| Extracted material |
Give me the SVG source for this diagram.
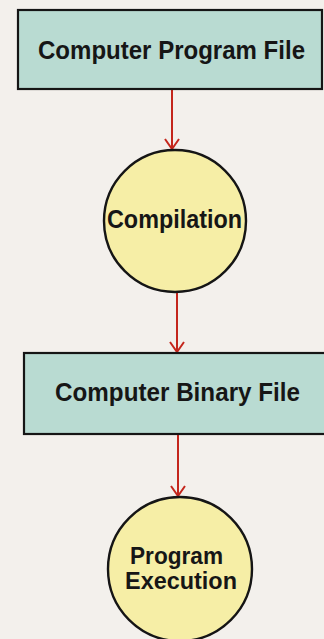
==
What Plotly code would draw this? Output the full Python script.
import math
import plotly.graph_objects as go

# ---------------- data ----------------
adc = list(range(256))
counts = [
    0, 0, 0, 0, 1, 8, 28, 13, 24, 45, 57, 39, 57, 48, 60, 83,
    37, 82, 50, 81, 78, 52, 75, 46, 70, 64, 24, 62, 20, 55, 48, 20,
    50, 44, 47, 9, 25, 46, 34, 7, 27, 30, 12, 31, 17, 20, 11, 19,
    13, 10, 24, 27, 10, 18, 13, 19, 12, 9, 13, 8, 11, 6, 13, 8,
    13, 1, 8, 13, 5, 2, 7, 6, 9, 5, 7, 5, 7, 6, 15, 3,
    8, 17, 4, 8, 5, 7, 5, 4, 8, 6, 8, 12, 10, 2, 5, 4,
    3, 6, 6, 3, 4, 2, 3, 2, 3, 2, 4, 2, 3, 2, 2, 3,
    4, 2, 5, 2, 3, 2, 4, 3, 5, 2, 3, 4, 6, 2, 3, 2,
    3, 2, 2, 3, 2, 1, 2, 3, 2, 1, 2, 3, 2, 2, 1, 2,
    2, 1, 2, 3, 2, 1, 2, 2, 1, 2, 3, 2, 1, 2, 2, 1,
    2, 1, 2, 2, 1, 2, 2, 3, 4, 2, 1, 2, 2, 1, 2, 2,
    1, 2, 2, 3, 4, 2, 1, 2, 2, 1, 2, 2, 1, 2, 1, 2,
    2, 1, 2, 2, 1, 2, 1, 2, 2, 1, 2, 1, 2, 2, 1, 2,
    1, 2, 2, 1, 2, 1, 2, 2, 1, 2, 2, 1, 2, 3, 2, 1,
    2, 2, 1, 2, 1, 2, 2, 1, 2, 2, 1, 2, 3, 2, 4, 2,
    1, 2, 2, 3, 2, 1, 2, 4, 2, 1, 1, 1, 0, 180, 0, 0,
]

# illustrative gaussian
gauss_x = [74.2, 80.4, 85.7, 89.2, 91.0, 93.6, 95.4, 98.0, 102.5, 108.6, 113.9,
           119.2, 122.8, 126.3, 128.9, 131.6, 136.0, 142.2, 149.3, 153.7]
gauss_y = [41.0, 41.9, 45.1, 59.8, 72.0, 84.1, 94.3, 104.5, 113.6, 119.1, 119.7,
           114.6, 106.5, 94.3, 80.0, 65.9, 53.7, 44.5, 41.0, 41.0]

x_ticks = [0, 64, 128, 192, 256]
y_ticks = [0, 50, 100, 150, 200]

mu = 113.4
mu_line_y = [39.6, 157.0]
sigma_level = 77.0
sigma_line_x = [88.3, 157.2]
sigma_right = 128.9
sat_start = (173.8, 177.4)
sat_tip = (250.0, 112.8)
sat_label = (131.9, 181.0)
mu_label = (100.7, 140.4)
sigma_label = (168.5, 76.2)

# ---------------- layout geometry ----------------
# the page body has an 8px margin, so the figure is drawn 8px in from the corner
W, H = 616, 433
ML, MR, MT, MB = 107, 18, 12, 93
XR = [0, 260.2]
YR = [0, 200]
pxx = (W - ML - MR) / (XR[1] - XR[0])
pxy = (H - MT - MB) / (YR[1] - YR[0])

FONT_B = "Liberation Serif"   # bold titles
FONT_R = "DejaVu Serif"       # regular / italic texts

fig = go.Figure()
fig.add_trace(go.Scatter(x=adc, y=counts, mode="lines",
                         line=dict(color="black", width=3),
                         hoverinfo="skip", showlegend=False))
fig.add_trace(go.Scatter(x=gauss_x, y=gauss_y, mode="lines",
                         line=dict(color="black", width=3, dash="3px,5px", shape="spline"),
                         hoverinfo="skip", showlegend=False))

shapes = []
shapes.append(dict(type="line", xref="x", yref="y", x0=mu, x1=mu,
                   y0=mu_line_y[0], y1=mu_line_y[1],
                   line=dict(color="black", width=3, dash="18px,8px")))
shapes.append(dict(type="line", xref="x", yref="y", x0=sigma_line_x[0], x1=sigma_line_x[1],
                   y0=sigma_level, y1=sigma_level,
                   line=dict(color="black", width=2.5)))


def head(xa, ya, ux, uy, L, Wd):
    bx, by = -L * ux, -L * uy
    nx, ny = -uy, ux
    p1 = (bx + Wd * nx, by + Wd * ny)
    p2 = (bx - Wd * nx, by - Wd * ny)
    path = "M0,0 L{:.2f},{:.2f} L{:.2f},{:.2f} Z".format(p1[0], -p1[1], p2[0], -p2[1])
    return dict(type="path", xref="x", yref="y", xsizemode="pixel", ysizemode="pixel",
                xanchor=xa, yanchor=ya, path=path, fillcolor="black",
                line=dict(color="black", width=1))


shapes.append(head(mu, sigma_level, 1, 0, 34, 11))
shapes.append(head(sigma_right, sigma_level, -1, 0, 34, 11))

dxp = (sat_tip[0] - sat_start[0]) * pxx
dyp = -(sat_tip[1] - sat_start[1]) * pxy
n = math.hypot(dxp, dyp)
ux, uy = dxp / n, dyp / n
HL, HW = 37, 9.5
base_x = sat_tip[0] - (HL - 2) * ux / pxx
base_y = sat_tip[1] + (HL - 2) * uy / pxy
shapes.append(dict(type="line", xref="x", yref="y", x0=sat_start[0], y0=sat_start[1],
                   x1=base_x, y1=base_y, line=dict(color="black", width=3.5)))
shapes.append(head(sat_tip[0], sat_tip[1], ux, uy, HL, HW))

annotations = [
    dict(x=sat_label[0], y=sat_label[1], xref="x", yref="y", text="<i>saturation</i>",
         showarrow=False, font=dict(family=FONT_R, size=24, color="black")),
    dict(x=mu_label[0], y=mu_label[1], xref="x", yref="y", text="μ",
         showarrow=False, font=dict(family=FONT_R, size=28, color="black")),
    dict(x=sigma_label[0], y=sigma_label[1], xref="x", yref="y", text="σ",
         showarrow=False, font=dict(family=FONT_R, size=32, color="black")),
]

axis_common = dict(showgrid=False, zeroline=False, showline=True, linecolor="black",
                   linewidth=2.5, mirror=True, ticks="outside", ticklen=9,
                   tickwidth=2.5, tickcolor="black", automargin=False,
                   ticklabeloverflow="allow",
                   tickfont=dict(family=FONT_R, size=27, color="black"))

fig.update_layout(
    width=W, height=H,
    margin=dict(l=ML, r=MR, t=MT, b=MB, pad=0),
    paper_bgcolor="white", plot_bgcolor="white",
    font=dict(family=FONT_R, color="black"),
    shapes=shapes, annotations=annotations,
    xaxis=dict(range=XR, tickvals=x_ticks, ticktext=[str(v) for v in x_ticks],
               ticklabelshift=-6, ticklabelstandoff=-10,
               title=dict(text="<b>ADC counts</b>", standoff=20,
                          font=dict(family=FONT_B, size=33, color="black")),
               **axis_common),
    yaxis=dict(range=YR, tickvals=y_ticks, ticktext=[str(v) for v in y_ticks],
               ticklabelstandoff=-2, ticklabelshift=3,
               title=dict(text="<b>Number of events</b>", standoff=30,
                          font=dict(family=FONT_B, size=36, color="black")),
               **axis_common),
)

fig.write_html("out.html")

| Exercise |
Begin at the line that has "What Plotly code"; stop after the line that has "import plotly.graph_objects as go". Copy every line in that span exactly.

| Answer to this task |
What Plotly code would draw this? Output the full Python script.
import math
import plotly.graph_objects as go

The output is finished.